A burial made with care
The next summer, the research team returned to the cave and over an intensive five-week excavation gradually uncovered what emerged as a female infant burial. They found a line of beads, shells that had clearly been strung together and an eagle owl talon. They also found part of a humerus, phalanges and metacarpals, or bones of the hand, vertebrae, ribs, and a significant amount of the skull still in place.
Pendants found in the Arma Veirana burial site
Laboratory analysis revealed wear patterns on the holes in the beads indicating that they had been used for a period of time before being placed in the infant’s grave. “They likely weren’t made for burial,” Orr explains. “It represented a significant amount of work to produce all of those beads, and on foot as a Paleolithic person it wouldn’t have been easy to go down to the Mediterranean. These were valued objects and it would have been a significant investment to bury a child with them.”
Gradually, the researchers began referring to the remains of the infant as Neve, which means “snow” in Italian, though Orr admits this arose from his misspelling of the Neva River Valley where the cave is located.
“There’s some debate in archaeology about whether we should be giving names to individuals whose culture is quite remote,” Orr explains. “That baby’s people gave her a name, most likely, so is it right to impose this name? We’re quite sensitive to that, but the team also felt the emotional weight of what we were uncovering, and always referring to the baby as AVH-1 (the specimen number) didn’t seem right, either. We opted to err on the side of giving her a more humanized name, an Italian name.”
Finding an infant burial from this era was significant for several of reasons, Orr says, including the fact researchers have uncovered so few of them.
“There’s a lot of conversation in the literature about the personhood of infants during this era or earlier,” Orr says. “Because we haven’t found a lot of infant burials, it’s been hypothesized that they weren’t fully recognized as individuals worthy of burial.
“The burial of infants is not necessarily in question – we do have the example of monozygotic twins in what’s now Austria dated to 27,000 years ago, and a few good examples from the later part of the Mesolithic – but there are more unknowns about the concepts of personhood and group membership. With adult burials, it varies a lot across geography and sites, but there’s evidence of egalitarian treatment of genders in funerary practices. How does this extend to children? That’s something we just don’t know.”
The discovery of an infant burial with evidence of deliberation and care, and objects of clear value placed with the child, is significant in understanding the cultural structure and values of early societies.

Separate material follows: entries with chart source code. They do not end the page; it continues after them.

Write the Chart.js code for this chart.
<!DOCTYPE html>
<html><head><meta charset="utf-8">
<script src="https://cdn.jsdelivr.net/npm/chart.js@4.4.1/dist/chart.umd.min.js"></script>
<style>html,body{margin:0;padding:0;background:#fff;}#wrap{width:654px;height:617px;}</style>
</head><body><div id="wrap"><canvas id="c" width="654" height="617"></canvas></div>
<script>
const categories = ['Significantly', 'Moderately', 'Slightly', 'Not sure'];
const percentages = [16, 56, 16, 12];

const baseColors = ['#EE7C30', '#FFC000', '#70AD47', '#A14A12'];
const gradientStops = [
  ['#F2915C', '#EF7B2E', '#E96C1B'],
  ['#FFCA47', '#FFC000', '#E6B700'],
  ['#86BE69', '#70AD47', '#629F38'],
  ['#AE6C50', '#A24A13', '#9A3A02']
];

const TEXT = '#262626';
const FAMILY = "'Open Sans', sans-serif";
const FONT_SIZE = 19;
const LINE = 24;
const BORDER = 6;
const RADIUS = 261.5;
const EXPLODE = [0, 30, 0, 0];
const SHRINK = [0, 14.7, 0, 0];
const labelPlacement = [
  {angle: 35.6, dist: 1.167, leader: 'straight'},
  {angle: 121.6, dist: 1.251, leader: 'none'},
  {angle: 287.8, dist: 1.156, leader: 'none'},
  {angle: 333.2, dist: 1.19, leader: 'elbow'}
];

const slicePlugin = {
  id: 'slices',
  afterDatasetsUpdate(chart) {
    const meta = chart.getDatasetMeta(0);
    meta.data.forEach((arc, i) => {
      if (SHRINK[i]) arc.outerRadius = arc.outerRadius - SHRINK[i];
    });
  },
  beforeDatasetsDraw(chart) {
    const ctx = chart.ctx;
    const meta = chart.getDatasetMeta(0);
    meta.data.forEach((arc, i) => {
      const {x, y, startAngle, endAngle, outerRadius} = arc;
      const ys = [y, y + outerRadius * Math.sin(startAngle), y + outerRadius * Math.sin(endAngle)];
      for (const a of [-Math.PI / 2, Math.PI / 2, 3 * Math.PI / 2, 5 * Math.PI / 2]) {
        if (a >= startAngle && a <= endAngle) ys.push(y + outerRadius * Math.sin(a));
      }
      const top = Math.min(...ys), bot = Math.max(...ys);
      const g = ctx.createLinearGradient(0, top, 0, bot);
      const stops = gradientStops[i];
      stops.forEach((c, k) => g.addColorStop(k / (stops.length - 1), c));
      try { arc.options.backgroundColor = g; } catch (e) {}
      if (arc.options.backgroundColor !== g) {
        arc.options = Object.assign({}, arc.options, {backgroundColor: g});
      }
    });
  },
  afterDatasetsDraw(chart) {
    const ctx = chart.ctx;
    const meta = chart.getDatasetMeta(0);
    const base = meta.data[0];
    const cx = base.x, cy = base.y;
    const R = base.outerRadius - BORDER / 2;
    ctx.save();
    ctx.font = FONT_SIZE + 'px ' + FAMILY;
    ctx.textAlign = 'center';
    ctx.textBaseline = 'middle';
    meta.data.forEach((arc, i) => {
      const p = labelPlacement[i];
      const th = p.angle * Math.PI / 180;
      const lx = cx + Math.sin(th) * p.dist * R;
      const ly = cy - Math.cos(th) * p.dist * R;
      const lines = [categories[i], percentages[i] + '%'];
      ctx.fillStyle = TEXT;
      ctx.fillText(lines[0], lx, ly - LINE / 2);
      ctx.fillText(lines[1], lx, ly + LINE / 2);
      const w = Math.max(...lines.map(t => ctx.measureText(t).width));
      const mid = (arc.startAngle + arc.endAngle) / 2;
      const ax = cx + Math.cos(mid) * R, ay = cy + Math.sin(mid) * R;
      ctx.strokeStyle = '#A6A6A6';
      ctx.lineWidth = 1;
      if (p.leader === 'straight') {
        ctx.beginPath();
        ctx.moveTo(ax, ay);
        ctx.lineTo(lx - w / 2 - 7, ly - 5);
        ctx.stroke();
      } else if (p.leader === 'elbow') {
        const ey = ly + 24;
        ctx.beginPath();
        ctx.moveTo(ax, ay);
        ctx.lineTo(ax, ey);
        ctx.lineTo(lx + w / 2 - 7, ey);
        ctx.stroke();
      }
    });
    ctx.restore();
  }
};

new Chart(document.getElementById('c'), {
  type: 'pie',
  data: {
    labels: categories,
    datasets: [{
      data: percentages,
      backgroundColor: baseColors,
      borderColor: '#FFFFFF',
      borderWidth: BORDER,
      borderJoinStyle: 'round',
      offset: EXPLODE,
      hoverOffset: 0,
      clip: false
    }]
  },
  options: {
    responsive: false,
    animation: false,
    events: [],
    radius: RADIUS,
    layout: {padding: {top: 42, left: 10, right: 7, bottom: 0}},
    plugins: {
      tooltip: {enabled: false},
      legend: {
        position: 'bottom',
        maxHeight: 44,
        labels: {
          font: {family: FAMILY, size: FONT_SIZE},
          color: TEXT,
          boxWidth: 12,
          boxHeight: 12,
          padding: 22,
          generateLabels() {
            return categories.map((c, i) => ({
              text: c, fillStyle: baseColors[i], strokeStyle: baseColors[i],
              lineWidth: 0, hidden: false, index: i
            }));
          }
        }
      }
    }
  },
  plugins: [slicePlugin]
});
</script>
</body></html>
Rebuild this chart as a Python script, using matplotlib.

Blending humanity and science
After pausing the dig in 2019 to renew permits, and then COVID-19 interruptions the following two summers, Orr says the team hopes to return to Arma Veirana this summer to continue learning about Neve and the culture to which she belonged.
He says his work in the field also influences how he teaches anatomy in the CU School of Medicine.
“The lessons we learn from cadavers go beyond how to name body parts,” he explains. “We need to see them first as patients. These are people, so for students it’s a matter of learning how to respect them as humans and develop that sense of humanity. I hope I impart that to students where I can.
“I see a lot of connections between that and our research in Italy. I don’t think anybody who has worked on the research ever felt coldly clinical. My wife was pregnant with our daughter in 2017 when we first made the find, and then at 6 months old she came back with us. Everybody, I think, felt the emotional weight of what we were doing, and I don’t think that’s a detriment to scientific work. I think the emotion and the responsibility of telling the story of this child has made the science better.”